It’s Not Good To Mess With Mother Nature

Over the years, men have done things in the rhealm of nature that have not exactly worked out as they planned. The Marine Mammals Protection Act of 1972 resulted in a dramatice increase of the seal population off off Cape Cod, Massachusetts. That was a nice gesture to save the seals, but it resulted in an influx of great white sharks in the area because of the increased food supply for the sharks. There is also the example of kudzu, which was introduced to Americans during the Philadelphia Centennial Exposition in 1876 where it was touted as a great ornamental plant for its sweet-smelling blooms and sturdy vines. From the 1930’s to the 1950’s the Soil Conservation Service promoted it as a great tool for soil erosion control and planting it was encouraged throughout the south. Kudzu is now recognized as an invasive plant and has killed multiple trees throughout the southern United States. Gypsy moths came from a scientist in Massachusetts who was trying to breed a more hearty breed of silkworm to create silk for America. A few escaped and have the resulting moths have now gone as far south as New Jersey.  It’s not good to mess with mother nature.

On Wednesday,The Daily Caller reported the following:

Field biologists discovered an 18-foot invasive Burmese python weighing 215 pounds in the Florida Everglades.

Researchers from the Conservancy of Southwest Florida believed their scale was broken when they weighed the beast, as none of them could comprehend a Burmese python would ever grow so huge, National Geographic reported Tuesday. The snake, the largest ever discovered in Florida, was captured using a male scout snake with a GPS tracker attached to it, the outlet continued. Burmese pythons are effectively impossible to spot without scout snakes, according to BroBible.

The article explains that these snakes are not native to Florida. The snakes were probably introduced by pet owners whose pets excaped or who let their pets loose because they got too big. It is frightening to me that they found deer hoof cores inside the animal. Please follow the link to read the entire article for further details.

Playing With Fire

On Thursday, Hot Air posted an article about genetically modified mosquitoes in Florida. Yes, you read that right.

The article reports:

…But now there’s a new type of mosquito hanging out in the Florida Keys. It’s one that’s never been seen before because scientists genetically modified the species in an effort to use them in a genocidal war against their own kin. Thus far, the scientists seem to be declaring the experiment a success. But that sort of ignores the fact that there are now five million genetically modified super-mosquitoes roaming around Florida. (Nature Journal)

Researchers have completed the first open-air study of genetically engineered mosquitoes in the United States. The results, according to the biotechnology firm running the experiment, are positive. But larger tests are still needed to determine whether the insects can achieve the ultimate goal of suppressing a wild population of potentially virus-carrying mosquitoes.

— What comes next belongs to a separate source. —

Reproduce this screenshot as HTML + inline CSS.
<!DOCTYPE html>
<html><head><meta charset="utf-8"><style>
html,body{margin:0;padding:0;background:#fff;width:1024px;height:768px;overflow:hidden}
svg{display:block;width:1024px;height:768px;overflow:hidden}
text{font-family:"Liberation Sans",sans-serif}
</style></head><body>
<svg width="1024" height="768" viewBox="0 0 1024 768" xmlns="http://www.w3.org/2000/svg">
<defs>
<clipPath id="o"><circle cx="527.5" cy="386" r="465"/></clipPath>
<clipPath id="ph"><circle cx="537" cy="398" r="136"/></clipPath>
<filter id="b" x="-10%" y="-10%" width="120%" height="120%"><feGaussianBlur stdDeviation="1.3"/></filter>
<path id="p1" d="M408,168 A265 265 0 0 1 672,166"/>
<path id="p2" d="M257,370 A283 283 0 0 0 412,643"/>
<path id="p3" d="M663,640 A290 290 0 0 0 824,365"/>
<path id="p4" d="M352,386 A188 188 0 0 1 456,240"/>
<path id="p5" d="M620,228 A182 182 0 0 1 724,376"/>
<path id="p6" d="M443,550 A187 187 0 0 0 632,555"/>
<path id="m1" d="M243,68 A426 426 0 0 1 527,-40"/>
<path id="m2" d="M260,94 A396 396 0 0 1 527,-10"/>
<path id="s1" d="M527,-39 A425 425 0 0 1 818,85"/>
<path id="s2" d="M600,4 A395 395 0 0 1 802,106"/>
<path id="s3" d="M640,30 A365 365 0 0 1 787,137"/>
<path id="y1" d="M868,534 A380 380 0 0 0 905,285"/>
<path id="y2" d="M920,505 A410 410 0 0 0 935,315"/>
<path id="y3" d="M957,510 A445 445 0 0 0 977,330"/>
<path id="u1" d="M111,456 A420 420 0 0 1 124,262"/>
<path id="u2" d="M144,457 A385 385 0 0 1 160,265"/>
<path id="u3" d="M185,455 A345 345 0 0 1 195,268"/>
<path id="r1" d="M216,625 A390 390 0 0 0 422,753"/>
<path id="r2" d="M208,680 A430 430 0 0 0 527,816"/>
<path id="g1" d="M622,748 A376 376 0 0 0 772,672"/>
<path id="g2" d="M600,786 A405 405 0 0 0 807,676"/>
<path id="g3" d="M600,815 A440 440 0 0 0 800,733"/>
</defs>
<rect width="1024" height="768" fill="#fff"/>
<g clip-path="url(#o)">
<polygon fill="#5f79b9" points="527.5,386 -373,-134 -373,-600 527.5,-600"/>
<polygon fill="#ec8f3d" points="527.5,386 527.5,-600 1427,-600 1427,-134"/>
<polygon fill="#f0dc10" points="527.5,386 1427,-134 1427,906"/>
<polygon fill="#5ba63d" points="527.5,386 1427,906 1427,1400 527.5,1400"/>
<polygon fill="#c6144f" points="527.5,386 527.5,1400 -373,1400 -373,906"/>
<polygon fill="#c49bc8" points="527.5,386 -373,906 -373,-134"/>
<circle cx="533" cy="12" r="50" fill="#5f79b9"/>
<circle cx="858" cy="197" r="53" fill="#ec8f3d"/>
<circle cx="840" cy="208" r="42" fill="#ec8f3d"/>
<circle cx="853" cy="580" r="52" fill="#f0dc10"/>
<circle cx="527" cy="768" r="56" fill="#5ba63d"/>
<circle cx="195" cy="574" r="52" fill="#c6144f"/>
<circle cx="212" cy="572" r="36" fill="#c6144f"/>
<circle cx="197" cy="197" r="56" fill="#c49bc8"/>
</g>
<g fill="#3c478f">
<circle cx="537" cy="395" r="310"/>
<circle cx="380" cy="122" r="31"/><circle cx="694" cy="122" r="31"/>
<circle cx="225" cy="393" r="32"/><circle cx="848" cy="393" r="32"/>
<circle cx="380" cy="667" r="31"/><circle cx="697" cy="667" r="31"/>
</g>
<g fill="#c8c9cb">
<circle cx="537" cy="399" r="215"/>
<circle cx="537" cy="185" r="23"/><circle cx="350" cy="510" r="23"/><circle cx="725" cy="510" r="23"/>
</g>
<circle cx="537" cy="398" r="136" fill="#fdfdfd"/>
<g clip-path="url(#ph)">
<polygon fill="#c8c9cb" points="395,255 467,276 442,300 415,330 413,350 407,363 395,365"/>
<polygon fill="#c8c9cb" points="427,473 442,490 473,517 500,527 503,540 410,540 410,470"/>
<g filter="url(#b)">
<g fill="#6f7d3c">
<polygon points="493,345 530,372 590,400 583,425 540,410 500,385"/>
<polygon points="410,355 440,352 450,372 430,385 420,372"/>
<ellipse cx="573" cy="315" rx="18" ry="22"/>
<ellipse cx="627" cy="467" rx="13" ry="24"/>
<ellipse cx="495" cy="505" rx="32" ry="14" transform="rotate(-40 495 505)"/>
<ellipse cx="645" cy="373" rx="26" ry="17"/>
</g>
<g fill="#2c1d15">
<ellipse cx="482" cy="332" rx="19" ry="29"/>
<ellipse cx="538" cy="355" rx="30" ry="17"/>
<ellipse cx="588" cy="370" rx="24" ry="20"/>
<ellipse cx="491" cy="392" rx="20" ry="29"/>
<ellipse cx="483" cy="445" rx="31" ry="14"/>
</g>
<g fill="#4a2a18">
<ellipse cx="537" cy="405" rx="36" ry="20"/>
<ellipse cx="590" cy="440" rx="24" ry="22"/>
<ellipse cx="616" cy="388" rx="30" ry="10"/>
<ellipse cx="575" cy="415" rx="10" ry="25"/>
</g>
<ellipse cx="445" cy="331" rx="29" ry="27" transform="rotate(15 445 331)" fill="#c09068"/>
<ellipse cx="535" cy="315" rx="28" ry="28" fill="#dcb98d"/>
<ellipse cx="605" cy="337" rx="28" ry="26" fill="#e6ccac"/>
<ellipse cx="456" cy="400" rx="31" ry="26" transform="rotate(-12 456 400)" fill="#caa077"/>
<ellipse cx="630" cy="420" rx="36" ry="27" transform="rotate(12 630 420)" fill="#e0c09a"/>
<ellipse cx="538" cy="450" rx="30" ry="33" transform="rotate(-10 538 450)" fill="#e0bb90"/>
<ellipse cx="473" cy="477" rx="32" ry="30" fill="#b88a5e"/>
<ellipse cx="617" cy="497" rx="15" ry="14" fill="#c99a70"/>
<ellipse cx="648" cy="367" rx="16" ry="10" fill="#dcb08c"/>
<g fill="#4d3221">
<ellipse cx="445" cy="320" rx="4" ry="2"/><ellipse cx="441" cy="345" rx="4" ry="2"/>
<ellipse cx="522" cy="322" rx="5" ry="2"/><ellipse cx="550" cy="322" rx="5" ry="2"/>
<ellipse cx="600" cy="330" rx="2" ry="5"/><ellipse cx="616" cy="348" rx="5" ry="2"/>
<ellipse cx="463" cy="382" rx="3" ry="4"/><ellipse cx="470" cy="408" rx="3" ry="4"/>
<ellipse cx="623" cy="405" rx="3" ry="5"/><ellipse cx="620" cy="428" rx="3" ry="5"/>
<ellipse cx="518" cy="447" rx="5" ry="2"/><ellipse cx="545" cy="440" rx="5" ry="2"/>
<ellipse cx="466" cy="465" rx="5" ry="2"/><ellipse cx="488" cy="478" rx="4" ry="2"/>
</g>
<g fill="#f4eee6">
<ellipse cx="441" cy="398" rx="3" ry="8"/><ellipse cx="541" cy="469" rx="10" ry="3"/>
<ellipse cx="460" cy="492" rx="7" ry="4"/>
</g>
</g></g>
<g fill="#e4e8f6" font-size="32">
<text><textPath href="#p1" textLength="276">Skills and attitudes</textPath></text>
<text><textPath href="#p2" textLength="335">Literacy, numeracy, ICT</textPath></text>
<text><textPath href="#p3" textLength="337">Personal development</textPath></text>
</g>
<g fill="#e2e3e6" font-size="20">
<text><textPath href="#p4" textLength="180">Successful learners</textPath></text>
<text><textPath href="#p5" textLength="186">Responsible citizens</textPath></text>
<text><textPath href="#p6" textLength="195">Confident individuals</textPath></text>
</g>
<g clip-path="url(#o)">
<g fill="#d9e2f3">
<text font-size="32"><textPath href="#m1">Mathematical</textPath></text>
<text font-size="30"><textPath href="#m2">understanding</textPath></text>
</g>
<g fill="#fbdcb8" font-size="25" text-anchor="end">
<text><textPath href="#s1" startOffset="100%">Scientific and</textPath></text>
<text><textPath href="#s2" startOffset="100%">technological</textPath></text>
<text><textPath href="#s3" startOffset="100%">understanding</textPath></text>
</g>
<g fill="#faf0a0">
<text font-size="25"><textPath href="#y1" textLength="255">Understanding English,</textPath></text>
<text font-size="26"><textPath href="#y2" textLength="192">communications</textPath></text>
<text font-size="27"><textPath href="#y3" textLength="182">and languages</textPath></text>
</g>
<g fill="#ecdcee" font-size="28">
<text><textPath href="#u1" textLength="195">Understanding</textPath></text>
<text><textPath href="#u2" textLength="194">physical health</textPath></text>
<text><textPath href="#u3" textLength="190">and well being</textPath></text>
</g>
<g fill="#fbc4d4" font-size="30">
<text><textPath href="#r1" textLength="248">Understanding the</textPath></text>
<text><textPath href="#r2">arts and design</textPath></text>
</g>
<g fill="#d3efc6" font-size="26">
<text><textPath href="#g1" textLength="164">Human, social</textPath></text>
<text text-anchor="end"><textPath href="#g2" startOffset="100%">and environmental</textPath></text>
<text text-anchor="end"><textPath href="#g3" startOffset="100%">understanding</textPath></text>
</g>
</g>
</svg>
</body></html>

The experiment has been underway since April 2021 in the Florida Keys, a chain of tropical islands near the southern tip of Florida. Oxitec, which developed the insects, released nearly five million engineered Aedes aegypti mosquitoes over the course of seven months, and has now almost completed monitoring the release sites.

Based in Abingdon, UK, the firm reported the first results from the experiment during a webinar on 6 April, although it has not yet published the data.

The article explains how the modification is supposed to work:

Okay, so let’s see how this is supposed to work, shall we? This British company, Oxitec, genetically engineered some of the A. aegypti mosquito (also known as the Yellow Fever Mosquito) so that the males inherited a particular new gene. When the males fertilize the eggs of females, the offspring inherit the gene. The gene has no effect on the male offspring but it causes a destructive mutation in all of the female offspring, leading them to die before they can reproduce. In theory, they would begin drastically reducing the population of female mosquitoes until there were so few mating options for the males that the population should shrink drastically.

I don’t want to be anti-science here, but this scares me to death. I realize that scientists know a lot about genetics, but I think they are in dangerous territory here.

As reported by gypsy moth alert:

The gypsy moth was brought to North America from France by Mr. E. Leopold Trouvelot. His purpose was to breed hybrid silkworms that would be hardier than the Chinese species and that could be used to establish a silk industry in the United States. By 1865 he had a million caterpillars feeding under protective netting at his home in Medford Massachussets. In 1869 some of them escaped and were apparently scattered by a windstorm.

Gypsy moths have now spread into most of New England, down the east coast to Virginia, to Michigan and Wisconsin, and to Oregon. They have done tremendous damage to trees in those areas. I am hoping that the genetically modified mosquitoes will at least stay in Florida, but I doubt it.